→ Task objective
Reproduce each line from the first in the data through the line that contains "head_shrink_y = 0.0" exactly; give nothing else.

→ Data provided
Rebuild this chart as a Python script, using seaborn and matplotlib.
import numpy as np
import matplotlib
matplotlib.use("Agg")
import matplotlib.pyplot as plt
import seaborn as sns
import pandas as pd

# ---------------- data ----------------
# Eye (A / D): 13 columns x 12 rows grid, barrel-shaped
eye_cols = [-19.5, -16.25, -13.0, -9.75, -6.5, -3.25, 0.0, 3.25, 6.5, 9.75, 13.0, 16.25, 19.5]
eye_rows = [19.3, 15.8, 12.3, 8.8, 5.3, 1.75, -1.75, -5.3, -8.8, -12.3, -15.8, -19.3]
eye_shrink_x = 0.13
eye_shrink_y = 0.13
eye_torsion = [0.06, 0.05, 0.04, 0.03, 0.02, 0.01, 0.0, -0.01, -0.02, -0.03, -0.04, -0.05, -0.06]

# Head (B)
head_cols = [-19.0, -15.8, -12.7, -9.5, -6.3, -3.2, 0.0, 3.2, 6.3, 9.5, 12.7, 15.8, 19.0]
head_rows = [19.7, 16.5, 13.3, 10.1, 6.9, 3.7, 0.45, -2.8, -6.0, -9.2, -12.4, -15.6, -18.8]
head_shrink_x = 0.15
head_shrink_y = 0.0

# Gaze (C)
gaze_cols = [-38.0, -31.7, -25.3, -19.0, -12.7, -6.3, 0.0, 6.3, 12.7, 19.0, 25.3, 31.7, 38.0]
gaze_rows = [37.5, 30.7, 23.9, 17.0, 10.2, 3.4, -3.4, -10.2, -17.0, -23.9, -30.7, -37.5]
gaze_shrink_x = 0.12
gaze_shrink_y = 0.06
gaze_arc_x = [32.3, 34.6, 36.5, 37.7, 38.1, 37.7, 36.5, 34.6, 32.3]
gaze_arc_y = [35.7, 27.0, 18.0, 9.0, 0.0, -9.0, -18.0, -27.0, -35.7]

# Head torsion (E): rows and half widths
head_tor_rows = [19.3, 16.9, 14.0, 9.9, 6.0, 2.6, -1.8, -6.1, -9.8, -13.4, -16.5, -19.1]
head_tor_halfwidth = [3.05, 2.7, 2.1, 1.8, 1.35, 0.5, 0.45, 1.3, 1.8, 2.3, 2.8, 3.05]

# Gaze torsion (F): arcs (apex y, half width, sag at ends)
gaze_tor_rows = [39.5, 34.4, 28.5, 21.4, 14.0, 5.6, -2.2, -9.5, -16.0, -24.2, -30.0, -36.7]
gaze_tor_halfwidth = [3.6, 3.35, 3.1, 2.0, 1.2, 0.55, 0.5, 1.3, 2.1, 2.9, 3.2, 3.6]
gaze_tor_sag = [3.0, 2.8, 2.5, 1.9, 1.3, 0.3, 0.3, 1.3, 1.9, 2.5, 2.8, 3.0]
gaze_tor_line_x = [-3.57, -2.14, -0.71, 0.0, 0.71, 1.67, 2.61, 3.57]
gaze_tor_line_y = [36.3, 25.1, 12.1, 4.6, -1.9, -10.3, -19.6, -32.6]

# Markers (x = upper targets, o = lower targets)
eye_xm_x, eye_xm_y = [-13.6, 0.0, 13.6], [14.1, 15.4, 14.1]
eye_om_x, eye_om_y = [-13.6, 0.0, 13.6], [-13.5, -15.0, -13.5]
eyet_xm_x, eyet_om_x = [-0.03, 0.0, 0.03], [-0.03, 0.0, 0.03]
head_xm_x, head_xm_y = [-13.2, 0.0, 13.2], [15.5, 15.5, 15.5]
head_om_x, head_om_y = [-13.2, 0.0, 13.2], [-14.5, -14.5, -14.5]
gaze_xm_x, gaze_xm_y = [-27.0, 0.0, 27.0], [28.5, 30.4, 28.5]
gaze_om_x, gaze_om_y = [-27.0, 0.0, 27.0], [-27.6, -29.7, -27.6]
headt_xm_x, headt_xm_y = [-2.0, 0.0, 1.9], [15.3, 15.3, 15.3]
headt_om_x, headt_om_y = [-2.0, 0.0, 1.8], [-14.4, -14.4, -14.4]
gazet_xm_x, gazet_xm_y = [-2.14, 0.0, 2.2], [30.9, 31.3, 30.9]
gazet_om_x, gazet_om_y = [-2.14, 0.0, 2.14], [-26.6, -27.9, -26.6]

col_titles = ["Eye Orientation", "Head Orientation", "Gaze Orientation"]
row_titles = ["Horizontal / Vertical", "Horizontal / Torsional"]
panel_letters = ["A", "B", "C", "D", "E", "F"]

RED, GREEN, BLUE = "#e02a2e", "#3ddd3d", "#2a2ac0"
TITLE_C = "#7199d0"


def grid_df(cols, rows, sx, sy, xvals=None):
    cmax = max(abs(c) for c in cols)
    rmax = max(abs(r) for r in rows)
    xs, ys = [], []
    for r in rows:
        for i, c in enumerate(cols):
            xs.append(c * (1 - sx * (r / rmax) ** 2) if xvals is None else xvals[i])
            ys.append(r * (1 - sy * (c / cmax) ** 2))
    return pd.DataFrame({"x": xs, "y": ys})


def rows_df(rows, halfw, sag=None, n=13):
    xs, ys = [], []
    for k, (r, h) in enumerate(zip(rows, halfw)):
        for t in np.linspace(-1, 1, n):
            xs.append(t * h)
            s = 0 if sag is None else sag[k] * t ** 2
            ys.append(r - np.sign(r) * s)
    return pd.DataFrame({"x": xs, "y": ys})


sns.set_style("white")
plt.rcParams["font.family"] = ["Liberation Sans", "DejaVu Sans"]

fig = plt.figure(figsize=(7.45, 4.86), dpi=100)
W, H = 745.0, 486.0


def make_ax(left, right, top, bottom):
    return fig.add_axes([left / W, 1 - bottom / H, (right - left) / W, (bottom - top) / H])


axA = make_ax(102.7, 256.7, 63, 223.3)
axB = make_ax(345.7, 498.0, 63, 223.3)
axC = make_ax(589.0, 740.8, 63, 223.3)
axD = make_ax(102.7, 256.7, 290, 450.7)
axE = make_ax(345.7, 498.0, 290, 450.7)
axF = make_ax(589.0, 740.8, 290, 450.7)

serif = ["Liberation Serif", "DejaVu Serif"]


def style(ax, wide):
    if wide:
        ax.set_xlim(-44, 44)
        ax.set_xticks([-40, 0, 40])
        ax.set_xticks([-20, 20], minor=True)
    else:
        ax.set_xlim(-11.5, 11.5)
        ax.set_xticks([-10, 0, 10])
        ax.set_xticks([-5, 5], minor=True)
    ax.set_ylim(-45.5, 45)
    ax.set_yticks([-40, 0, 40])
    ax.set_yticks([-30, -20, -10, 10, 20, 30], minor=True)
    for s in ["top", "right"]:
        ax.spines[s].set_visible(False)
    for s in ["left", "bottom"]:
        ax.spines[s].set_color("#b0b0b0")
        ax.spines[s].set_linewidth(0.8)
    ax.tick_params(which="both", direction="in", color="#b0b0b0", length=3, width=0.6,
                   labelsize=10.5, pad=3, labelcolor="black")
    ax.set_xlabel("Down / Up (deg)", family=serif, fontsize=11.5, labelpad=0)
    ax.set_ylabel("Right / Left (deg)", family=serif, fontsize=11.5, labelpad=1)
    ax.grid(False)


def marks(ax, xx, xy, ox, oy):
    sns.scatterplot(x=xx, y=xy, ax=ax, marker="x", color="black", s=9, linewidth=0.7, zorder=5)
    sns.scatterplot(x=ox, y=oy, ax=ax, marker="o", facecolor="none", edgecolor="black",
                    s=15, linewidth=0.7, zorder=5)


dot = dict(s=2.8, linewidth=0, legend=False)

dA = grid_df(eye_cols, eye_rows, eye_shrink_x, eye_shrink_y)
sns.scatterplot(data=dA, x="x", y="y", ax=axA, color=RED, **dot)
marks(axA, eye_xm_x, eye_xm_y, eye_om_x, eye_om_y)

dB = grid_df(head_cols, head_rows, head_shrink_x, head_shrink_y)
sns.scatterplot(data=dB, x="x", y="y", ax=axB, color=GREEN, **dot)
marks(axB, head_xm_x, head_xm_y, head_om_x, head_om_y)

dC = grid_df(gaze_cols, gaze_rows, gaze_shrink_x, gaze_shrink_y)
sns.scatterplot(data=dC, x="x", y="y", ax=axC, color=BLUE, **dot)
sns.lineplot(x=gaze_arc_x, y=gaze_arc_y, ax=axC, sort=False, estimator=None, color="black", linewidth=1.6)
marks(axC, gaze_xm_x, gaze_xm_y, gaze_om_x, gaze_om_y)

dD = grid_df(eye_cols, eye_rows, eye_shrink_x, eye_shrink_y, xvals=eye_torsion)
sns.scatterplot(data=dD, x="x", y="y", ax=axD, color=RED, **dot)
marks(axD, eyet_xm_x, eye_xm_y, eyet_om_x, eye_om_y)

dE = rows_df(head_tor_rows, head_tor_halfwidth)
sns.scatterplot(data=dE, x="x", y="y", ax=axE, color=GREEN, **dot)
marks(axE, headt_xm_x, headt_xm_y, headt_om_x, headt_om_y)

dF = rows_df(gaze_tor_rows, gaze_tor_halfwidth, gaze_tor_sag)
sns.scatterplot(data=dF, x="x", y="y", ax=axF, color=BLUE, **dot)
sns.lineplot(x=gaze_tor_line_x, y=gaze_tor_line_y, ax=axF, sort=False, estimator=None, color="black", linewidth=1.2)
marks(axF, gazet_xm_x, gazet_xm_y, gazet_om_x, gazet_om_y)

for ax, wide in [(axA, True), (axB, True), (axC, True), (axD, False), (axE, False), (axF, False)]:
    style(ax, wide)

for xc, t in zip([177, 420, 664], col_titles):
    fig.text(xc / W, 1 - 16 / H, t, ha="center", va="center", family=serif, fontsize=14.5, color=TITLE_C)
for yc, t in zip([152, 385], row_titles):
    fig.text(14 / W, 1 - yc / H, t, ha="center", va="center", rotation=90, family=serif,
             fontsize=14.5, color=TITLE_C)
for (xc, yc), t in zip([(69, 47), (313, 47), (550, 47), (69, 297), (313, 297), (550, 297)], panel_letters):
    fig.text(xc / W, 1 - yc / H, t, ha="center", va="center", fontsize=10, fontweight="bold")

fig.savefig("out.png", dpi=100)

→ Response to this exercise
Rebuild this chart as a Python script, using seaborn and matplotlib.
import numpy as np
import matplotlib
matplotlib.use("Agg")
import matplotlib.pyplot as plt
import seaborn as sns
import pandas as pd

# ---------------- data ----------------
# Eye (A / D): 13 columns x 12 rows grid, barrel-shaped
eye_cols = [-19.5, -16.25, -13.0, -9.75, -6.5, -3.25, 0.0, 3.25, 6.5, 9.75, 13.0, 16.25, 19.5]
eye_rows = [19.3, 15.8, 12.3, 8.8, 5.3, 1.75, -1.75, -5.3, -8.8, -12.3, -15.8, -19.3]
eye_shrink_x = 0.13
eye_shrink_y = 0.13
eye_torsion = [0.06, 0.05, 0.04, 0.03, 0.02, 0.01, 0.0, -0.01, -0.02, -0.03, -0.04, -0.05, -0.06]

# Head (B)
head_cols = [-19.0, -15.8, -12.7, -9.5, -6.3, -3.2, 0.0, 3.2, 6.3, 9.5, 12.7, 15.8, 19.0]
head_rows = [19.7, 16.5, 13.3, 10.1, 6.9, 3.7, 0.45, -2.8, -6.0, -9.2, -12.4, -15.6, -18.8]
head_shrink_x = 0.15
head_shrink_y = 0.0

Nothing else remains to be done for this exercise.